━━━━━ Dataset content

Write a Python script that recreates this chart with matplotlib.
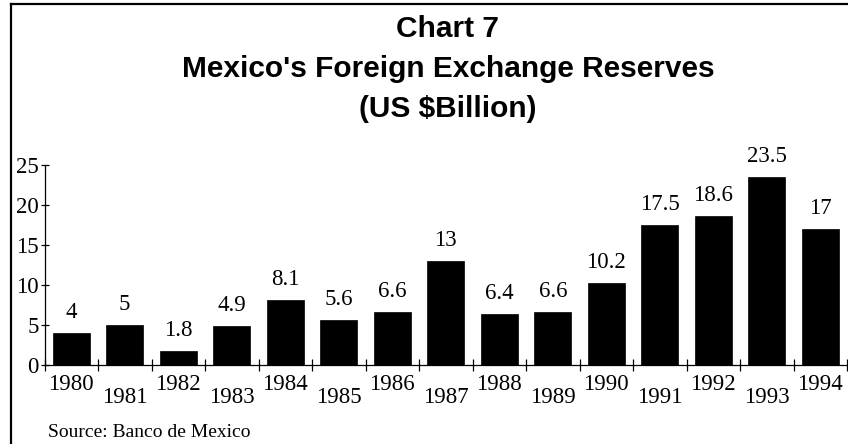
import matplotlib
matplotlib.use("Agg")
import matplotlib.pyplot as plt
from matplotlib.lines import Line2D

years = ["1980", "1981", "1982", "1983", "1984", "1985", "1986", "1987",
         "1988", "1989", "1990", "1991", "1992", "1993", "1994"]
reserves = [4, 5, 1.8, 4.9, 8.1, 5.6, 6.6, 13, 6.4, 6.6, 10.2, 17.5, 18.6, 23.5, 17]
value_labels = ["4", "5", "1.8", "4.9", "8.1", "5.6", "6.6", "13", "6.4", "6.6",
                "10.2", "17.5", "18.6", "23.5", "17"]
yticks = [0, 5, 10, 15, 20, 25]
title_lines = ["Chart 7", "Mexico's Foreign Exchange Reserves", "(US $Billion)"]
source = "Source: Banco de Mexico"

W, H = 848, 444
fig = plt.figure(figsize=(W / 100, H / 100), dpi=100)
fig.patch.set_facecolor("white")

serif = "Liberation Serif"
sans = "Liberation Sans"
fs = 16.5

ax = fig.add_axes([44.5 / W, 79 / H, (847 - 44.5) / W, 200 / H])
x = list(range(len(years)))
ax.bar(x, reserves, width=0.69, color="black", edgecolor="black", linewidth=0.5)
ax.set_xlim(-0.5, len(years) - 0.5)
ax.set_ylim(0, 25)

for s in ("top", "right"):
    ax.spines[s].set_visible(False)
for s in ("left", "bottom"):
    ax.spines[s].set_linewidth(0.9)
    ax.spines[s].set_color("black")

ax.set_yticks(yticks)
ax.set_yticklabels([str(t) for t in yticks], fontsize=fs, family=serif)
ax.tick_params(axis="y", direction="inout", length=6, width=0.9, pad=1)

ax.set_xticks([])
ax.set_xticks([i - 0.5 for i in range(len(years) + 1)], minor=True)
ax.tick_params(axis="x", which="minor", direction="inout", length=8, width=0.9)
ax.tick_params(axis="x", which="major", length=0)

for i, (v, lab) in enumerate(zip(reserves, value_labels)):
    ax.annotate(lab, (i, v), xytext=(0, 15), textcoords="offset pixels",
                ha="center", va="baseline", fontsize=fs, family=serif)

for i, yr in enumerate(years):
    off = 9 if i % 2 == 0 else 22
    ax.annotate(yr, (i, 0), xycoords=("data", "axes fraction"),
                xytext=(0, -off), textcoords="offset pixels",
                ha="center", va="top", fontsize=fs, family=serif)

# Title
baselines = [37, 77, 117]
for t, b in zip(title_lines, baselines):
    fig.text(448 / W, 1 - b / H, t, ha="center", va="baseline",
             fontsize=21.5, fontweight="bold", family=sans)

fig.text(48 / W, 1 - 437 / H, source, ha="left", va="baseline",
         fontsize=14, family=serif)

# Figure border (left and top visible)
fig.add_artist(Line2D([11 / W, 11 / W], [0, 1 - 4.5 / H], transform=fig.transFigure,
                      color="black", linewidth=1.6))
fig.add_artist(Line2D([11 / W, 1], [1 - 4.5 / H, 1 - 4.5 / H], transform=fig.transFigure,
                      color="black", linewidth=1.6))

fig.savefig("out.png", dpi=100)
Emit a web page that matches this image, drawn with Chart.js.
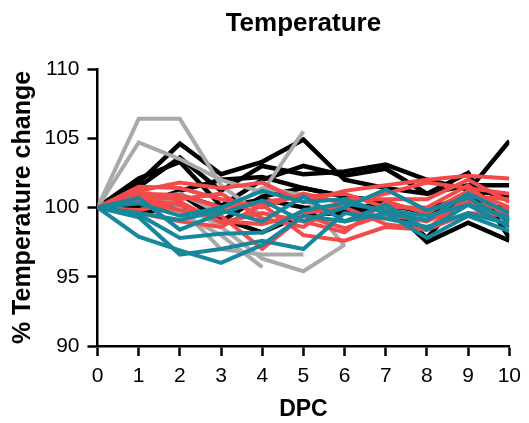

━━━━━━━━━━

> _Work required_
The records shown above are to be repeated exactly, with the pictures left out.

> _Output of the task_
Write a Python script that recreates this chart with matplotlib.
import matplotlib
matplotlib.use("Agg")
import matplotlib.pyplot as plt
from matplotlib.lines import Line2D

years = ["1980", "1981", "1982", "1983", "1984", "1985", "1986", "1987",
         "1988", "1989", "1990", "1991", "1992", "1993", "1994"]
reserves = [4, 5, 1.8, 4.9, 8.1, 5.6, 6.6, 13, 6.4, 6.6, 10.2, 17.5, 18.6, 23.5, 17]
value_labels = ["4", "5", "1.8", "4.9", "8.1", "5.6", "6.6", "13", "6.4", "6.6",
                "10.2", "17.5", "18.6", "23.5", "17"]
yticks = [0, 5, 10, 15, 20, 25]
title_lines = ["Chart 7", "Mexico's Foreign Exchange Reserves", "(US $Billion)"]
source = "Source: Banco de Mexico"

W, H = 848, 444
fig = plt.figure(figsize=(W / 100, H / 100), dpi=100)
fig.patch.set_facecolor("white")

serif = "Liberation Serif"
sans = "Liberation Sans"
fs = 16.5

ax = fig.add_axes([44.5 / W, 79 / H, (847 - 44.5) / W, 200 / H])
x = list(range(len(years)))
ax.bar(x, reserves, width=0.69, color="black", edgecolor="black", linewidth=0.5)
ax.set_xlim(-0.5, len(years) - 0.5)
ax.set_ylim(0, 25)

for s in ("top", "right"):
    ax.spines[s].set_visible(False)
for s in ("left", "bottom"):
    ax.spines[s].set_linewidth(0.9)
    ax.spines[s].set_color("black")

ax.set_yticks(yticks)
ax.set_yticklabels([str(t) for t in yticks], fontsize=fs, family=serif)
ax.tick_params(axis="y", direction="inout", length=6, width=0.9, pad=1)

ax.set_xticks([])
ax.set_xticks([i - 0.5 for i in range(len(years) + 1)], minor=True)
ax.tick_params(axis="x", which="minor", direction="inout", length=8, width=0.9)
ax.tick_params(axis="x", which="major", length=0)

for i, (v, lab) in enumerate(zip(reserves, value_labels)):
    ax.annotate(lab, (i, v), xytext=(0, 15), textcoords="offset pixels",
                ha="center", va="baseline", fontsize=fs, family=serif)

for i, yr in enumerate(years):
    off = 9 if i % 2 == 0 else 22
    ax.annotate(yr, (i, 0), xycoords=("data", "axes fraction"),
                xytext=(0, -off), textcoords="offset pixels",
                ha="center", va="top", fontsize=fs, family=serif)

# Title
baselines = [37, 77, 117]
for t, b in zip(title_lines, baselines):
    fig.text(448 / W, 1 - b / H, t, ha="center", va="baseline",
             fontsize=21.5, fontweight="bold", family=sans)

fig.text(48 / W, 1 - 437 / H, source, ha="left", va="baseline",
         fontsize=14, family=serif)

# Figure border (left and top visible)
fig.add_artist(Line2D([11 / W, 11 / W], [0, 1 - 4.5 / H], transform=fig.transFigure,
                      color="black", linewidth=1.6))
fig.add_artist(Line2D([11 / W, 1], [1 - 4.5 / H, 1 - 4.5 / H], transform=fig.transFigure,
                      color="black", linewidth=1.6))

fig.savefig("out.png", dpi=100)
Emit a web page that matches this image, drawn with Chart.js.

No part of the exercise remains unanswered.